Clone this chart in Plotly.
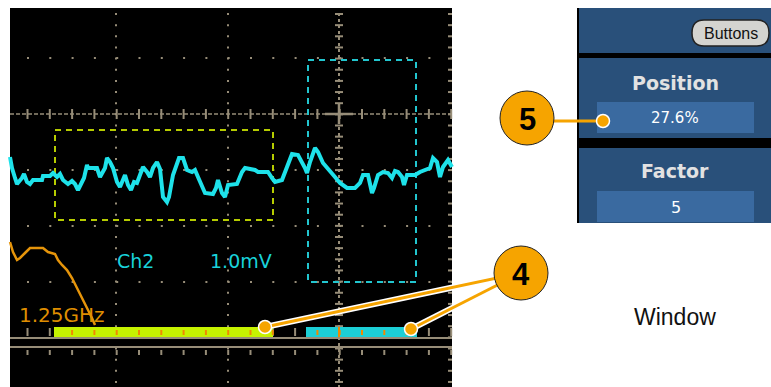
import plotly.graph_objects as go

W, H = 771, 387

# Ch2 waveform (pixel units, y down)
cyan_x = [10, 12, 15, 17, 22, 24, 27, 30, 33, 42, 43, 50, 53, 57, 60, 63, 68, 72, 75, 78, 81, 84, 87, 88,
          97, 100, 105, 107, 110, 113, 117, 120, 125, 128, 131, 134, 137, 141, 143, 147, 150, 153, 157,
          160, 163, 167, 169, 173, 179, 183, 187, 192, 195, 198, 202, 205, 213, 216, 218, 222, 225, 228,
          237, 242, 245, 255, 258, 268, 272, 275, 282, 285, 288, 292, 298, 302, 305, 307, 310, 315, 318,
          323, 330, 335, 340, 347, 355, 360, 363, 368, 372, 374, 378, 383, 388, 392, 395, 398, 402, 404,
          407, 415, 420, 425, 430, 433, 437, 440, 443, 448, 452]
cyan_y = [157, 168, 178, 184, 178, 174, 182, 184, 180, 180, 176, 176, 173, 177, 174, 180, 184, 181, 184, 190,
          184, 178, 165, 168, 168, 177, 168, 158, 162, 168, 182, 187, 175, 185, 190, 182, 183, 172, 167,
          172, 177, 168, 162, 169, 197, 202, 197, 175, 158, 158, 170, 172, 170, 177, 185, 193, 194, 188,
          180, 193, 197, 185, 184, 172, 168, 170, 172, 172, 178, 182, 180, 172, 162, 154, 155, 162, 168,
          173, 162, 148, 152, 163, 172, 177, 183, 188, 188, 183, 175, 175, 193, 188, 175, 172, 173, 178,
          171, 172, 177, 185, 175, 175, 172, 170, 168, 158, 162, 177, 167, 160, 167]

# orange spectrum trace
orange_x = [10, 13, 17, 20, 25, 30, 43, 48, 55, 58, 62, 67, 72, 77, 82, 87, 92, 95]
orange_y = [242, 252, 260, 258, 253, 248, 248, 252, 254, 260, 265, 270, 278, 288, 298, 307, 318, 325]

# graticule
grid_v = [116, 228]
grid_h = [58, 170, 226, 282]
center_x, center_y = 339, 114
right_x = 451
minor_dx, minor_dy = 22.3, 11.15

# zoom windows on the bottom bar and dashed boxes
bar_yellow = (54, 273)
bar_cyan = (306, 417)
box_yellow = (55, 273, 130, 220)
box_cyan = (308, 416, 60, 282)

# callouts
callout_4_xy = (521, 273)
callout_5_xy = (527, 118)
dots_4_x = [265, 411]
dots_4_y = [327, 329]
dot_5_x, dot_5_y = 603, 121

BG = "black"
GRID = "#978d78"
CYAN = "#1ee2ea"
YEL = "#c6f200"
ORANGE = "#e5940a"
CALL = "#f6a400"
PANEL = "#29507a"
FIELD = "#3a6aa0"

shapes = []


def rect(x0, x1, y0, y1, fill, line=None, lw=0, dash=None, layer="below"):
    shapes.append(dict(type="rect", x0=x0, x1=x1, y0=y0, y1=y1, fillcolor=fill, layer=layer,
                       line=dict(color=line or "rgba(0,0,0,0)", width=lw, dash=dash)))


def seg(x0, y0, x1, y1, color, w, dash=None, layer="below"):
    shapes.append(dict(type="line", x0=x0, y0=y0, x1=x1, y1=y1, layer=layer,
                       line=dict(color=color, width=w, dash=dash)))


# scope screen
rect(10, 452, 8, H, BG)

for gx in grid_v:
    seg(gx, 13, gx, H, GRID, 2, "2px,9.15px")
for gy in grid_h:
    seg(27, gy, 452, gy, GRID, 2, "2px,20.3px")

# centre axes with ticks
seg(10, center_y, 452, center_y, GRID, 1.5, "4px,2px")
k = 0
while 27 + k * minor_dx < 452:
    tx = 27.5 + k * minor_dx
    seg(tx, center_y - 5, tx, center_y + 5, GRID, 2)
    k += 1
seg(center_x, 13, center_x, H, GRID, 2, "3px,3px")
k = 0
while 13 + k * minor_dy < H:
    ty = 14 + k * minor_dy
    seg(center_x - 4, ty, center_x + 4, ty, GRID, 2)
    seg(right_x - 3, ty, right_x + 1, ty, GRID, 2)
    k += 1
seg(center_x - 14, center_y, center_x + 14, center_y, GRID, 2.5)
seg(center_x, center_y - 10, center_x, center_y + 10, GRID, 2.5)

# bottom zoom bar area
seg(10, 338, 452, 338, GRID, 2)
seg(10, 347, 452, 347, GRID, 2)
k = 0
while 27 + k * minor_dx < 452:
    tx = 27.5 + k * minor_dx
    seg(tx, 328, tx, 336, GRID, 2)
    seg(tx, 350, tx, 355, GRID, 2)
    k += 1

rect(bar_yellow[0], bar_yellow[1], 327, 337, YEL)
rect(bar_cyan[0], bar_cyan[1], 327, 337, "#1ccfd6")
k = 0
while 27 + k * minor_dx < 452:
    tx = 27.5 + k * minor_dx
    if bar_yellow[0] < tx < bar_yellow[1] or bar_cyan[0] < tx < bar_cyan[1]:
        seg(tx, 330, tx, 335, "#f08a00", 2)
    k += 1
seg(center_x, 327, center_x, 337, "#f08a00", 2)

# dashed zoom boxes
rect(box_yellow[0], box_yellow[1], box_yellow[2], box_yellow[3], "rgba(0,0,0,0)", "#b6cc00", 2, "6px,5px")
rect(box_cyan[0], box_cyan[1], box_cyan[2], box_cyan[3], "rgba(0,0,0,0)", "#22c6cf", 2, "6px,5px")

# side menu panel
rect(577, W, 8, 223, PANEL)
seg(578, 8, 578, 223, "black", 2)
rect(577, W, 53, 58, "black")
rect(577, W, 138, 148, "black")
rect(597, 754, 102, 133, FIELD)
rect(597, 754, 191, 222, FIELD)
shapes.append(dict(type="path", layer="below",
                   path="M 704,20 L 757,20 Q 769,20 769,33 Q 769,46 757,46 L 704,46 Q 692,46 692,33 Q 692,20 704,20 Z",
                   fillcolor="#d4d4d0", line=dict(color="#222", width=1.5)))

# callout circles on top
for cx, cy in (callout_4_xy, callout_5_xy):
    shapes.append(dict(type="circle", x0=cx - 27, x1=cx + 27, y0=cy - 27, y1=cy + 27, layer="above",
                       fillcolor=CALL, line=dict(color="#222", width=1)))

fig = go.Figure()
fig.add_trace(go.Scatter(x=orange_x, y=orange_y, mode="lines",
                         line=dict(color=ORANGE, width=2.5), hoverinfo="skip"))
fig.add_trace(go.Scatter(x=cyan_x, y=cyan_y, mode="lines",
                         line=dict(color=CYAN, width=4), hoverinfo="skip"))

# callout leader lines
for i in range(2):
    lx = [dots_4_x[i], callout_4_xy[0]]
    ly = [dots_4_y[i], callout_4_xy[1]]
    fig.add_trace(go.Scatter(x=lx, y=ly, mode="lines", line=dict(color="white", width=6), hoverinfo="skip"))
    fig.add_trace(go.Scatter(x=lx, y=ly, mode="lines", line=dict(color=CALL, width=3), hoverinfo="skip"))
fig.add_trace(go.Scatter(x=[callout_5_xy[0], dot_5_x], y=[dot_5_y, dot_5_y], mode="lines",
                         line=dict(color=CALL, width=3), hoverinfo="skip"))
fig.add_trace(go.Scatter(x=dots_4_x + [dot_5_x], y=dots_4_y + [dot_5_y], mode="markers",
                         marker=dict(color=CALL, size=13, line=dict(color="white", width=1.5)),
                         hoverinfo="skip"))

ann = []


def txt(x, y, s, size, color, family="DejaVu Sans", anchor="center", bold=False):
    ann.append(dict(x=x, y=y, text=s, showarrow=False, xanchor=anchor, yanchor="middle",
                    font=dict(size=size, color=color, family=family, weight="bold" if bold else "normal")))


txt(115, 261, "Ch2", 19, "#19d2da", anchor="left")
txt(208, 261, "1.0mV", 19, "#19d2da", anchor="left")
txt(17, 315, "1.25GHz", 20, "#df8e00", anchor="left")
txt(675, 83, "Position", 19, "#e2e2e2", bold=True)
txt(675, 171, "Factor", 19, "#e2e2e2", bold=True)
txt(675, 118, "27.6%", 15, "white")
txt(676, 207, "5", 16, "white")
txt(731, 33, "Buttons", 16, "#111", family="Liberation Sans")
txt(675, 317, "Window", 23, "#111", family="Liberation Sans")
txt(callout_5_xy[0], callout_5_xy[1] + 1, "5", 31, "black", family="Liberation Sans Narrow, Liberation Sans", bold=True)
txt(callout_4_xy[0], callout_4_xy[1] + 1, "4", 31, "black", family="Liberation Sans Narrow, Liberation Sans", bold=True)

fig.update_layout(
    width=W, height=H, margin=dict(l=0, r=0, t=0, b=0),
    paper_bgcolor="white", plot_bgcolor="white", showlegend=False,
    shapes=shapes, annotations=ann,
    xaxis=dict(range=[0, W], visible=False, fixedrange=True),
    yaxis=dict(range=[H, 0], visible=False, fixedrange=True),
)

# drop the default page margin so the figure sits flush in the window
fig.write_html("out.html", config={"displayModeBar": False},
               post_script="document.body.style.margin='0';document.body.style.overflow='hidden';")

* * * * * * *

▶ [Instructions to follow]
Leave the pictures out and reproduce exactly the lines from the top of the listing above through the line with "W, H = 771, 387".

▶ [Exercise response]
Clone this chart in Plotly.
import plotly.graph_objects as go

W, H = 771, 387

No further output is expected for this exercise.